In the morning you will allow the pup out of the crate and straight out to the toileting area for a wee (often having to pick sleepy pups up like wet sponges!! If he wees outside a treat goes in

Teething and chewing…

Despite your best efforts to puppy-proof your house you need to accept that pups might chew them. It’s a minor side effect of raising the greatest animal on the planet. Wooden furniture, corners of walls, tissue, children’s toys, socks and pants, are all very inviting during teething time. Growing all those teeth at the same time is sore.  It occurs from 4-10wks of age and again at 20wks when the adult teeth come down). Your pup needs things to chew. These include meaty bones, safe from 4 weeks of age, more on safely feeding bones to dogs here.
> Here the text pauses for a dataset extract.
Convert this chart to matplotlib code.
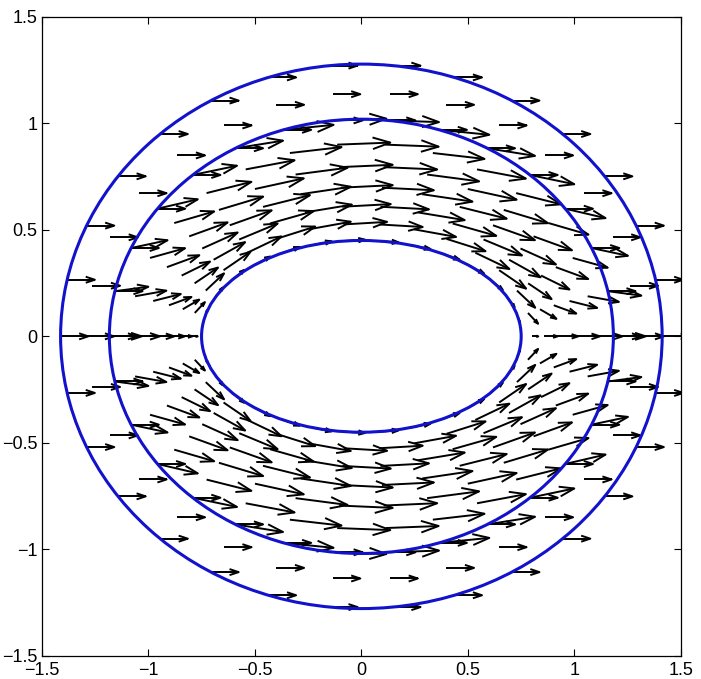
import numpy as np
import matplotlib.pyplot as plt
from matplotlib.patches import Ellipse
from matplotlib.collections import LineCollection

plt.rcParams['font.family'] = ['Liberation Sans', 'DejaVu Sans']

# elliptic coordinates: x = c*cosh(mu)*cos(nu), y = c*sinh(mu)*sin(nu)
focal = 0.6
mu_body = 0.693
mu_curves = [0.693, 1.3, 1.5]          # body, interface, outer boundary
mu_inner = [0.693, 0.794, 0.895, 0.996, 1.097, 1.199, 1.300]
gain_inner = [0.3, 0.68, 0.8, 0.9, 0.97, 1.0, 1.0]
mu_outer = [1.3, 1.4, 1.5]
n_nu = 30
scale_inner = 0.2
len_outer = 0.13

ticks = [-1.5, -1, -0.5, 0, 0.5, 1, 1.5]
tick_labels = ['\u22121.5', '\u22121', '\u22120.5', '0', '0.5', '1', '1.5']

curve_color = '#1212cc'


def grid_points(mus):
    nu = np.arange(n_nu) * 2 * np.pi / n_nu
    M, N = np.meshgrid(np.array(mus), nu, indexing='ij')
    x = focal * np.cosh(M) * np.cos(N)
    y = focal * np.sinh(M) * np.sin(N)
    return M, N, x, y


def arrow_segments(x, y, u, v, alpha=0.33, beta=0.33):
    # shafts plus open heads, drawn the way matlab's quiver does
    segs = []
    for xi, yi, ui, vi in zip(x.ravel(), y.ravel(), u.ravel(), v.ravel()):
        tx, ty = xi + ui, yi + vi
        segs.append([(xi, yi), (tx, ty)])
        segs.append([(tx - alpha * (ui + beta * vi), ty - alpha * (vi - beta * ui)),
                     (tx, ty),
                     (tx - alpha * (ui - beta * vi), ty - alpha * (vi + beta * ui))])
    return segs


# inner field: flow past the ellipse, dW/dz with W = cosh(xi - mu_body)
M, N, xi_, yi_ = grid_points(mu_inner)
zeta = M + 1j * N
dw = (np.cosh(mu_body) + np.sinh(mu_body)) * np.sinh(zeta - mu_body) / np.sinh(zeta)
g = np.array(gain_inner)[:, None] * scale_inner
ui_ = g * dw.real
vi_ = -g * dw.imag

# outer field: uniform stream
_, _, xo, yo = grid_points(mu_outer)
uo = np.full_like(xo, len_outer)
vo = np.zeros_like(yo)

fig = plt.figure(figsize=(7.01, 6.79), dpi=100)
ax = fig.add_axes([0.0595, 0.0339, 0.912, 0.9415])

segs = arrow_segments(xi_, yi_, ui_, vi_) + arrow_segments(xo, yo, uo, vo)
ax.add_collection(LineCollection(segs, colors='black', linewidths=1.4, zorder=2))

for mu in mu_curves:
    ax.add_patch(Ellipse((0, 0), 2 * focal * np.cosh(mu), 2 * focal * np.sinh(mu),
                         fill=False, edgecolor=curve_color, linewidth=2.2, zorder=3))

ax.set_xlim(-1.5, 1.5)
ax.set_ylim(-1.5, 1.5)
ax.set_xticks(ticks)
ax.set_xticklabels(tick_labels)
ax.set_yticks(ticks)
ax.set_yticklabels(tick_labels)
ax.tick_params(direction='in', top=True, right=True, length=5, width=0.8,
               labelsize=13)
ax.tick_params(axis='y', pad=3)
ax.tick_params(axis='x', pad=4)
for s in ax.spines.values():
    s.set_linewidth(0.9)

plt.savefig('out.png', dpi=100)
Ice cubes are another great one as they numb the gums for a bit. You can jazz up ice cubes with some edible treats inside so he has to chew his way in. Frozen carrots are great too.

If you’re not watching him then he needs to be somewhere safe that he can’t do damage, like his pen. As a final resort, you can paint corners of chairs or the likes with invisible taste deterrents such as bitter apple, aloe / citrus oil, to deter the pup from table legs, say. Sometimes they work. Sometimes they make them more appealing! But they are the last resort, he prefers bones, trust me.

Never give your pup anything you don’t him to chew in future, the classic mistake being an old shoe. After all, what’s the difference between and old shoe and a new one?!

puppy chewing fingers

Finally, remember, everyone wants to pat his head and face, it’s the cutest part, but he is teething. You need to try keep your fingers out of his mouth for the moment. If you allow him to chew now this can develop into a problem down the line. Dads are the worst for this as their fingers are generally the toughest. Grandads even worse!

If he chews your finger give a little yelp, stand up and stop playing with him for a second. He will think “what happened there, we were having a great time”. Dogs never want the attention to end. If it ends when they nip you, they will alter their behaviour to keep you around.